The AFA has said that the refinements to the clawback provisions, which have been reduced to two years, will be “received with relief by their members”.
“In an electronic poll held at our recent National Adviser Conference in Cairns, our members indicated almost unanimously that three-year clawback was the greatest issue in the reforms,” said AFA national president Deborah Kent in a statement.
“That was consistent with the view of our board. To succeed in having this reduced to two years is a great relief to our members, particularly those that own and operate small businesses.”
Also welcoming the government’s announcement is the FPA, which said in a statement that it commended Assistant Treasurer and Minister for Small Business Kelly O’Dwyer for consulting and listening to the profession and addressing the industry’s concerns, which derived from the earlier LIF announcement in June.
“The FPA supports the need for a model that enables financial planners an appropriate amount of time to transition. We believe that the staged approach to the new commission structure achieves this,” said FPA chief executive, Mark Rantall.
“The FPA also believes that expanding education, strengthening enforcement and removing other conflicted payments, including volume rebates and payments, is necessary to the overall package of initiatives.”
Meanwhile, the Financial Services Council (FSC) has said it welcomes the reforms and an ASIC review in two years. However, it believes more refinement will be needed in the longer term to improve consumer outcomes.
“If consumer outcomes do not improve, the government has given a clear commitment to implement the Financial System Inquiry’s recommendation of a level commission model in 2018,” said FSC director of policy, Andrew Bragg.
“As the financial advice profession matures, we expect all financial advisers to move to a fee-for-service model.”




The Best Interest Duty under FOFA has already solved these problems and as Trowbridge himself said “the resposnibilities of advisers are unambiguously clear”.
If there is still a problem it is because the law is not being enforced and this is an indictment on licensees, Professional organisations and the regulators.
Andrew Bragg has now made it absolutely clear as to really what the FSC’s intentions were from inception.
On page 4 of 11 of the FSC’s Submission to Trowbridge Review of Retail Life Insurance dated 5th Feb, 2015, the FSC recommended a “move to a level percentage commission structure so that the upfront commission for life insurance advice is no greater than ongoing commission on an industry wide basis. This level should be lower than current market rates for level commission arrangements, for example in the region of 20 per cent”.
So, the FSC recommended only 20 per cent level commission, subsequently didn’t get their way (entirely)and within a couple of days of the decision Andrew Bragg is intimating to advisers that it wont be too long before it will be a fee for service model only.
Just like Sally Loane’s recent comments, again we have the FSC being reported as stating that consumer outcomes will be improved with more “refinement” (FSC speak for no commissions), but with absolutely no documented evidence, statistics or data by which to support this statement around exactly how the consumer will benefit. These are simply unsupported politically motivated statements with no substance.

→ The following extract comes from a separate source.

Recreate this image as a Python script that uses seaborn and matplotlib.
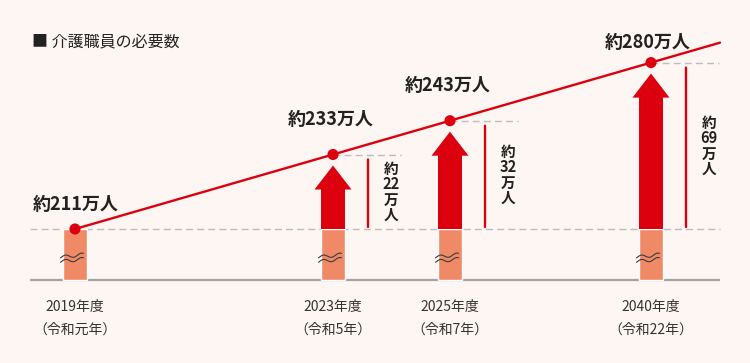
import numpy as np
import matplotlib
matplotlib.use("Agg")
import matplotlib.pyplot as plt
import matplotlib.transforms as mtransforms
from matplotlib.patches import ArrowStyle
import seaborn as sns

# data
years = ["2019年度", "2023年度", "2025年度", "2040年度"]
eras = ["（令和元年）", "（令和5年）", "（令和7年）", "（令和22年）"]
workers = [211, 233, 243, 280]  # 万人
title = "■ 介護職員の必要数"

# layout (x in pixels, the chart is not drawn to scale)
x_slots = [75, 333, 450, 651]
label_offsets = [(1, 25), (-2, 35), (-2, 35), (-3, 20)]  # pixels above each point
line_left, line_right = 30, 720

# non-linear y scale used by the original design: value -> height in px
val_anchor = [-400, 0, 211, 233, 243, 280, 400]
px_anchor = [-14, 83, 134, 208.5, 242.3, 300.4, 489]


def forward(v):
    return np.interp(v, val_anchor, px_anchor)


def inverse(h):
    return np.interp(h, px_anchor, val_anchor)


BG = "#fdf6f2"
RED = "#dc000f"
SALMON = "#ef8966"
PX = 0.72  # points per pixel at dpi 100

sns.set_theme(style="white")
plt.rcParams["font.family"] = ["Noto Sans CJK JP", "DejaVu Sans"]

fig = plt.figure(figsize=(7.5, 3.63), dpi=100, facecolor=BG)
ax = fig.add_axes([0, 0, 1, 1])
ax.set_facecolor(BG)
ax.set_yscale("function", functions=(forward, inverse))

base = workers[0]

# base bars (0 .. 211万人) with break marks
ax.bar(x_slots, [base] * len(x_slots), width=24, bottom=0, color=SALMON, zorder=2)
t = np.linspace(-11.5, 11.5, 80)
wave = 1.6 * np.sin(2 * np.pi * t / 16 + 4.12) + 0.12 * t
for x in x_slots:
    for dy in (-2.2, 2.2):
        tr = mtransforms.Affine2D().translate(-3, dy) + mtransforms.ScaledTranslation(
            x, base * 0.43, ax.transData
        )
        ax.plot(t, wave, color="#3a3a3a", lw=0.8, transform=tr, zorder=3)

# axis line and reference dashes
ax.hlines(0, line_left, line_right, color="#a3a3a3", lw=1.6, zorder=1)
ax.hlines(base, line_left, line_right, color="#bdbdbd", lw=1,
          linestyles=(0, (5, 3)), zorder=1)
for x, v in zip(x_slots[1:], workers[1:]):
    ax.hlines(v, x, x + 68, color="#bdbdbd", lw=1, linestyles=(0, (5, 3)), zorder=1)

# trend line (straight on screen, extended to the right edge)
h0, h1 = forward(workers[0]), forward(workers[-1])
h_end = h1 + (h1 - h0) / (x_slots[-1] - x_slots[0]) * (line_right - x_slots[-1])
line_x = x_slots + [line_right]
line_y = workers + [float(inverse(h_end))]
sns.lineplot(x=line_x, y=line_y, ax=ax, color=RED, linewidth=1.7, zorder=4)
sns.scatterplot(x=x_slots, y=workers, ax=ax, color=RED, s=64,
                edgecolor="none", zorder=5)

# growth arrows, brackets and vertical labels
arrow = ArrowStyle.Simple(head_length=24 * PX, head_width=37 * PX, tail_width=24 * PX)
for x, v in zip(x_slots[1:], workers[1:]):
    ax.annotate("", xy=(x, v), xytext=(x, base),
                arrowprops=dict(arrowstyle=arrow, mutation_scale=1, shrinkA=0,
                                shrinkB=11 * PX, color=RED, lw=0), zorder=3)
    ax.annotate("", xy=(x + 35, v), xytext=(x + 35, base),
                arrowprops=dict(arrowstyle="-", shrinkA=2 * PX, shrinkB=5 * PX,
                                color=RED, lw=1.7), zorder=3)
    mid = inverse((forward(base) + forward(v)) / 2)
    ax.text(x + 58, mid, f"約\n{v - base}\n万\n人", ha="center", va="center",
            fontsize=10.5, fontweight="bold", color="#222222", linespacing=0.95)

# value labels
for x, v, (dx, dy) in zip(x_slots, workers, label_offsets):
    ax.annotate(f"約{v}万人", xy=(x, v), xytext=(dx, dy), textcoords="offset pixels",
                ha="center", va="center", fontsize=13, fontweight="bold",
                color="#222222")

# year labels
xtr = ax.get_xaxis_transform()
for x, yr, era in zip(x_slots, years, eras):
    ax.text(x, 1 - 307 / 363, yr, transform=xtr, ha="center", va="center",
            fontsize=10, color="#333333")
    ax.text(x, 1 - 330 / 363, era, transform=xtr, ha="center", va="center",
            fontsize=10, color="#333333")

fig.text(32 / 750, 1 - 43 / 363, title, ha="left", va="center", fontsize=11.5,
         color="#222222")

ax.set_xlim(0, 750)
ax.set_ylim(inverse(0), inverse(363))
ax.axis("off")

fig.savefig("out.png", dpi=100, facecolor=fig.get_facecolor())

Charging a fee for service for risk insurance advice does not define a mature profession. What defines a mature profession is a requirement to act in the best interest of your client, to be governed by a strict code of conduct, have a high level of education, ethics and compliance management and to clearly disclose and define the purpose of the advice and the remuneration received.
I know there are very key employees of members of the FSC who passionately know and believe this to be the case and know that for ethical, professional advisers to be remunerated fairly via commission is totally acceptable and in most cases, preferable. The FSC appear now to be very transparent indeed.
Its OK Nettie, I am sure the FSC is beavering away on its ‘Code of Conduct’ – must have a huge financial impact on them and will no doubt dramatically improve the quality of advice and its affordability.
Maybe the FSC members can lead the way on the banning of commissions by removing them from all their direct insurance businesses straight away. It is obvious they feel strongly about this and this is something very much in their control?
The AFA seems to have misinterpreted “3 years clawback is unacceptable” as meaning “2 years clawback is fine”. No it isn’t.
Best interests duty has already solved the alleged problem of churn and misaligned interests. There is no need to change the current one year clawback.
Would the FSC please tell us what the baseline poor consumers outcomes is so we all know what we are measuring. They have been brilliant in their rhetoric of ‘misaligned interests’ and ‘poor consumer outcomes’ but offer no substance for the comments. It’s a sad say if our associations believe this is the right outcome. I didn’t hear any noise about the value of advice and standing up for the huge majority of advisers who are being tainted by the flawed ASIC research.
Small adviser businesses have been sold out for the benefit of the banks and their vertically aligned models. This is about increased profits for shareholders, not increased benefits for consumers.